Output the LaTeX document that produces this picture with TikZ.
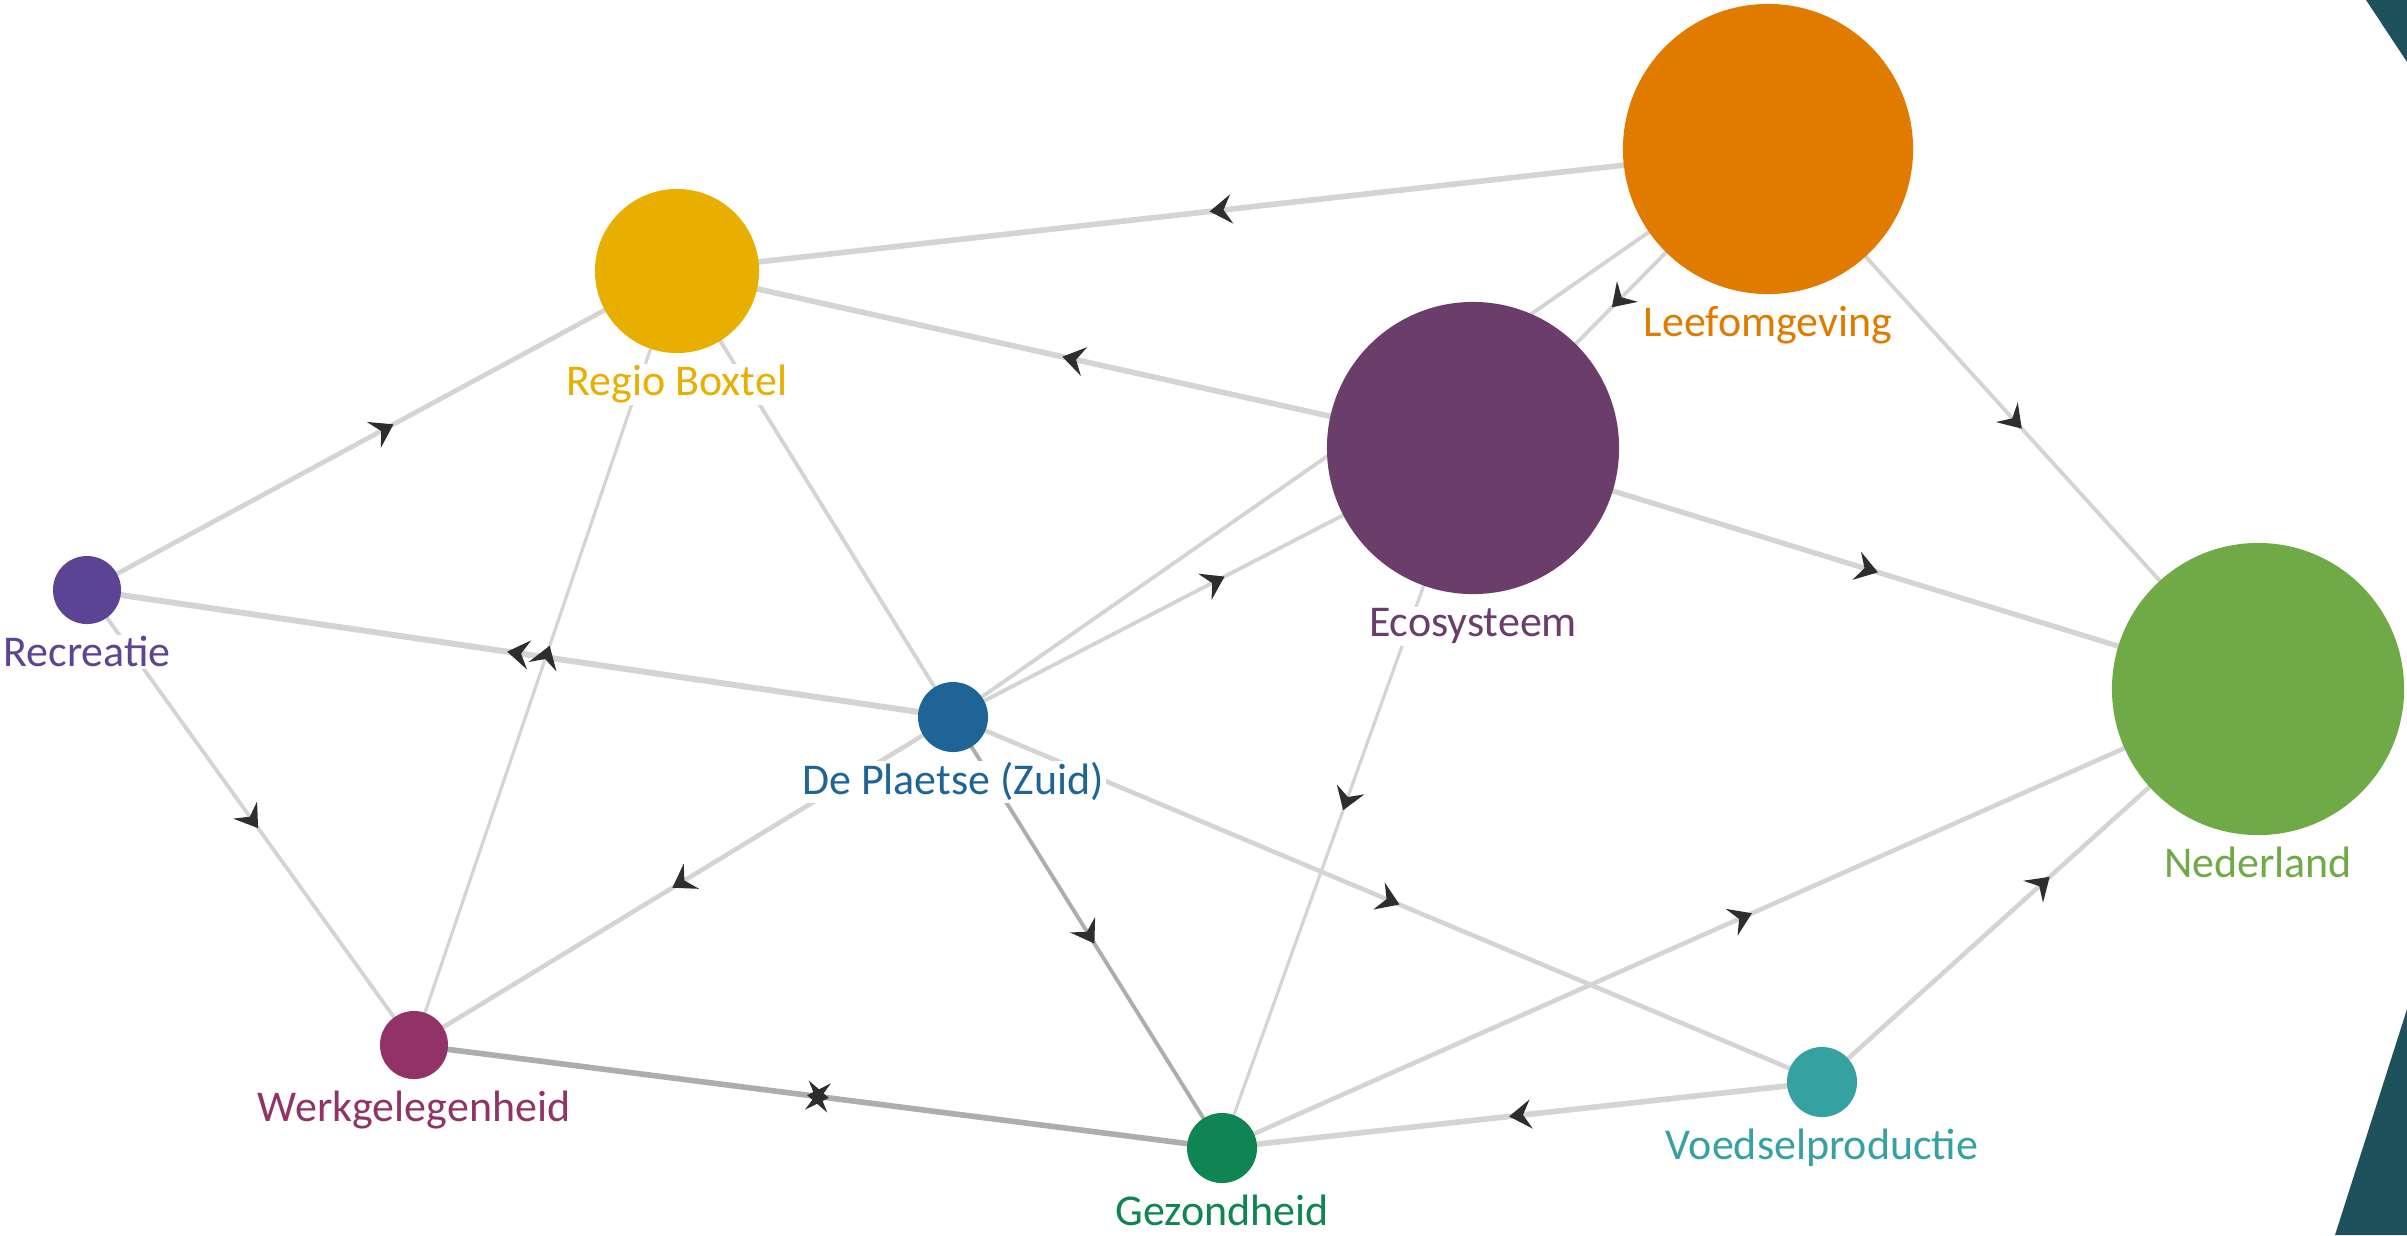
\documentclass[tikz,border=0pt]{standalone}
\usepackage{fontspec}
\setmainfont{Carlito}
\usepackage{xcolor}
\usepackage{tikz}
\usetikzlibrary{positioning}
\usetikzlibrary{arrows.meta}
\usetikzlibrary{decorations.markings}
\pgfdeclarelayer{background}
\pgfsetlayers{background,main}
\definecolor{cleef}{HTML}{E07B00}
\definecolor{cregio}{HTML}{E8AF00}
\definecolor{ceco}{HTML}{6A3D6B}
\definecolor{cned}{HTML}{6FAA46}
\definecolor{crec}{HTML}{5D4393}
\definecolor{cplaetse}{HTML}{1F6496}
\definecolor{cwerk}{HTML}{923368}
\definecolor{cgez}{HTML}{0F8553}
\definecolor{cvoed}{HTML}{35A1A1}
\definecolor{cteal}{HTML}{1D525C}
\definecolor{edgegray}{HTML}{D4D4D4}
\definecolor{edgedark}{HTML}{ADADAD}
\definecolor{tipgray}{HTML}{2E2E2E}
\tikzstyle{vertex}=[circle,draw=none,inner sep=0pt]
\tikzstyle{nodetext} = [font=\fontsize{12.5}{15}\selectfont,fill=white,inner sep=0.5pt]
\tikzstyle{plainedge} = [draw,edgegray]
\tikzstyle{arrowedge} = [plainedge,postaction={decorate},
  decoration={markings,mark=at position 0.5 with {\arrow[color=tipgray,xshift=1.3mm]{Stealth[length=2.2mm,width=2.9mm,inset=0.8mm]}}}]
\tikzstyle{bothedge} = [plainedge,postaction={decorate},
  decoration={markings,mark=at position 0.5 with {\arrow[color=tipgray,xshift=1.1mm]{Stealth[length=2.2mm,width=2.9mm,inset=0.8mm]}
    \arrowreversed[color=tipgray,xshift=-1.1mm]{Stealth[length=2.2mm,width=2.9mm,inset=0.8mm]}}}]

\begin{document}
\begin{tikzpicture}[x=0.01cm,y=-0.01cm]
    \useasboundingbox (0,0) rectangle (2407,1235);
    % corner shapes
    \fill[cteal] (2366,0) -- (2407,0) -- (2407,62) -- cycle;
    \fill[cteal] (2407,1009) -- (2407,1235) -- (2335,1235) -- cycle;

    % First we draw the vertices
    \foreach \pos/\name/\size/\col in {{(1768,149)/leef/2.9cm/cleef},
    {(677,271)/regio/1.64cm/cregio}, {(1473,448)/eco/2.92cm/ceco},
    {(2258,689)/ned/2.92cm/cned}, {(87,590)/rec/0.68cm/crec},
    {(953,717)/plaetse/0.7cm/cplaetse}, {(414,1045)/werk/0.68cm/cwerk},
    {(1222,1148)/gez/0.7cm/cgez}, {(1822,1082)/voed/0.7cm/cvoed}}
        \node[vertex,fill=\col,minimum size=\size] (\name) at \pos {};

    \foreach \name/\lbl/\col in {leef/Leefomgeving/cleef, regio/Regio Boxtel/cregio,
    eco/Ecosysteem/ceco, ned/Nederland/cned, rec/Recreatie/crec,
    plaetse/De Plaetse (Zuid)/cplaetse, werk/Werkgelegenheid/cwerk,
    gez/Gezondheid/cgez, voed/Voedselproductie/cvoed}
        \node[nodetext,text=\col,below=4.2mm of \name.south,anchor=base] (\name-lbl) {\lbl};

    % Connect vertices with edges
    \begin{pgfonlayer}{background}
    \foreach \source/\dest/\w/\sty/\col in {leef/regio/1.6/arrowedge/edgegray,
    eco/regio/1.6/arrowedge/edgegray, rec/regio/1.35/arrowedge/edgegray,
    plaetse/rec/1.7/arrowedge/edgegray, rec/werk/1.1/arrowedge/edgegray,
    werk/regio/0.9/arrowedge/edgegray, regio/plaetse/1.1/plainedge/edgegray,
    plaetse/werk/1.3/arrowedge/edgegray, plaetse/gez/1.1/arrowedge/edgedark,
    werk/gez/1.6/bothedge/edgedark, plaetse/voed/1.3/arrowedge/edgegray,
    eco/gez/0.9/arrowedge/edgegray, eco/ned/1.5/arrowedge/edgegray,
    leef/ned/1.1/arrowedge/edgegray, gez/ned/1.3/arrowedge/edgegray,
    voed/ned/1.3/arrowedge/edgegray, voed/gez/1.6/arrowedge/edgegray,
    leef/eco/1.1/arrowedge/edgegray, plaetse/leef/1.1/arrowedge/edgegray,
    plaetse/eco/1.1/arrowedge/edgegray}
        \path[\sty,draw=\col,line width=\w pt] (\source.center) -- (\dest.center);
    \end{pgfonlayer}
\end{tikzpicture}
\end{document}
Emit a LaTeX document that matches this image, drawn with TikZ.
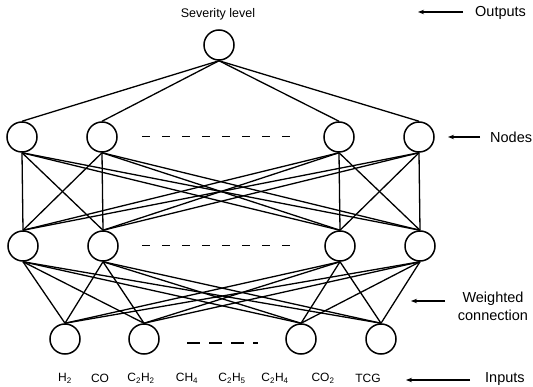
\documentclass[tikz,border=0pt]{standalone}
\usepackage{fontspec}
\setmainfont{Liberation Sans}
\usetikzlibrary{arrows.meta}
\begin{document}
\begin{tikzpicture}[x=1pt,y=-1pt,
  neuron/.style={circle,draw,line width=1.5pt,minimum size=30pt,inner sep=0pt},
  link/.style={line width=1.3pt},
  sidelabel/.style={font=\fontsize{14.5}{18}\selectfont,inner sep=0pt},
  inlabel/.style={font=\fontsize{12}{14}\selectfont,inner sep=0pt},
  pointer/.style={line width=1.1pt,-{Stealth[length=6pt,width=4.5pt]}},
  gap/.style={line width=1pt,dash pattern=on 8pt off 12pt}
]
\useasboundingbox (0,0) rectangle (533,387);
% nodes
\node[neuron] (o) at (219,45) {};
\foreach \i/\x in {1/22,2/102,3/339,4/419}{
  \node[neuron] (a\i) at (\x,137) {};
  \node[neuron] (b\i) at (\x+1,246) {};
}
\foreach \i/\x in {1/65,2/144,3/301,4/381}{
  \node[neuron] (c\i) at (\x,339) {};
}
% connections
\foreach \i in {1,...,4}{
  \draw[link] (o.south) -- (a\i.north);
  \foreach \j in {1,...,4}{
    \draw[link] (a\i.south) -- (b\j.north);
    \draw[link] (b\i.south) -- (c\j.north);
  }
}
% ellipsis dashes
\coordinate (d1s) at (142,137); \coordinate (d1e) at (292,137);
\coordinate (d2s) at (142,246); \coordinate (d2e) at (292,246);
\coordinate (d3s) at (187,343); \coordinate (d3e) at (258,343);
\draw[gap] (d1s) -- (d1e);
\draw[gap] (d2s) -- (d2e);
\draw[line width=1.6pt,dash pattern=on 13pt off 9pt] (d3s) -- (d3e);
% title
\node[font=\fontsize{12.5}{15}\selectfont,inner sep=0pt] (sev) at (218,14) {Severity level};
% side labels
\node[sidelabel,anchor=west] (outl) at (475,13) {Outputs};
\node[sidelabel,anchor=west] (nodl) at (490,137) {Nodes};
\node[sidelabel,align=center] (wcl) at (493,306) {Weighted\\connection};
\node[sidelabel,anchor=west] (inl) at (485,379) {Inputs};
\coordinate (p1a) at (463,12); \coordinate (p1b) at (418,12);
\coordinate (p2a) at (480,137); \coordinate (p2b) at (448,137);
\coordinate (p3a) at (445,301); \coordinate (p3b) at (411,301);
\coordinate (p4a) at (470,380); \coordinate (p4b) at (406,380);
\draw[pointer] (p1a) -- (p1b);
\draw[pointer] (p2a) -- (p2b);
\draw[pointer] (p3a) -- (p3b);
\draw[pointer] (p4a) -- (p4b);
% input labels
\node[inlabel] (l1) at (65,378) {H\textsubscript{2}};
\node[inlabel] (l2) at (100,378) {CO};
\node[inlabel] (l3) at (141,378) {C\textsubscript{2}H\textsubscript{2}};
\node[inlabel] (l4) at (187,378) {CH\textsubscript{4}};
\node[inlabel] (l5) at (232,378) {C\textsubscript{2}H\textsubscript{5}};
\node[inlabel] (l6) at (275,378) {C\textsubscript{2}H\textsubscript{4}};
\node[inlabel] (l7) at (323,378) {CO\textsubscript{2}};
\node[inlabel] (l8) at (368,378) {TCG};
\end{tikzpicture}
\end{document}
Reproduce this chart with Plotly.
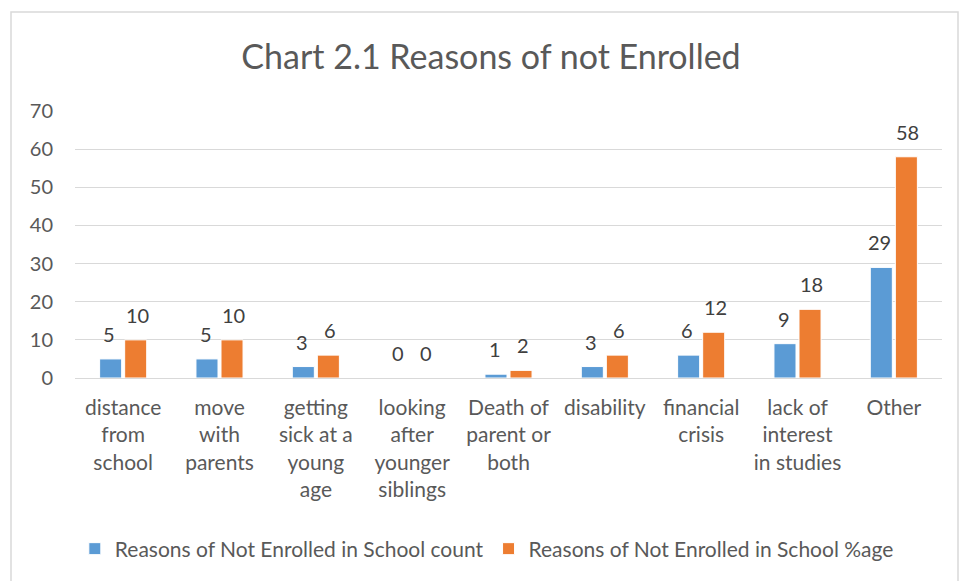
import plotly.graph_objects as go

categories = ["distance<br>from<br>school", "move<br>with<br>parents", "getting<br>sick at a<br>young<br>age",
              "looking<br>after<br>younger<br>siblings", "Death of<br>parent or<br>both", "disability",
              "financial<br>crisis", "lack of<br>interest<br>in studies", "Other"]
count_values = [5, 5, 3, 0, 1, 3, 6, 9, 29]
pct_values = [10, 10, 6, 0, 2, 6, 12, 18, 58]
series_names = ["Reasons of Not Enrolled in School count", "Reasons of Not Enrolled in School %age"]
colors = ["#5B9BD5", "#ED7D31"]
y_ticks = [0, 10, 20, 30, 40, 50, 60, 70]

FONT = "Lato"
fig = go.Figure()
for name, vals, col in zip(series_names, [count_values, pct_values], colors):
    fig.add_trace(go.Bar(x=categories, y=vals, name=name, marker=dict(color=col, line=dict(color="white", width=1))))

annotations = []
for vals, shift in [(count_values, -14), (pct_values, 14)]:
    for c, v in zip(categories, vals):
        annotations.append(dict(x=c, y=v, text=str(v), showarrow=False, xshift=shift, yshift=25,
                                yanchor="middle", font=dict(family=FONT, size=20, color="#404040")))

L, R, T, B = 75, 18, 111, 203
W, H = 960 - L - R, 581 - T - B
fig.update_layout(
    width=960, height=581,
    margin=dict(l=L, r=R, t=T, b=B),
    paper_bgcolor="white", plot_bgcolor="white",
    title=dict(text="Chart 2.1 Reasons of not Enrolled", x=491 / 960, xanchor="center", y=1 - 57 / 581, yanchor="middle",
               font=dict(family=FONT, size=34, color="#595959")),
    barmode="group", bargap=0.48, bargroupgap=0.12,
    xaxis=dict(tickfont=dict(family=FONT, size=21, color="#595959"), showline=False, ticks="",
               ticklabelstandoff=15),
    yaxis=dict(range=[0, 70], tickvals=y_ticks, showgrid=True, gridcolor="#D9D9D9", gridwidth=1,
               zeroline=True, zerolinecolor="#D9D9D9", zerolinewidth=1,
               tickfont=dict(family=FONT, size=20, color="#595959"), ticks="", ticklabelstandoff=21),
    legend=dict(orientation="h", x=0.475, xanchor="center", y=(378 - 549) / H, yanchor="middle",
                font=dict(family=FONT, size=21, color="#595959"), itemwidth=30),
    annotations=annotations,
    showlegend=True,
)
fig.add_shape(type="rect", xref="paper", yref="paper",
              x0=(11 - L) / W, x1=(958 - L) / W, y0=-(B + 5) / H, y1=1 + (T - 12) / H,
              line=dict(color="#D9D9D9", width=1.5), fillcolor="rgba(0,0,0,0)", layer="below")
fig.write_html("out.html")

Requirements:
Reproduce the entries exactly, from the line with "Reproduce this chart with Plotly." to the line with "import plotly.graph_objects as go", both lines included, keeping no pictures.

Completed task:
Reproduce this chart with Plotly.
import plotly.graph_objects as go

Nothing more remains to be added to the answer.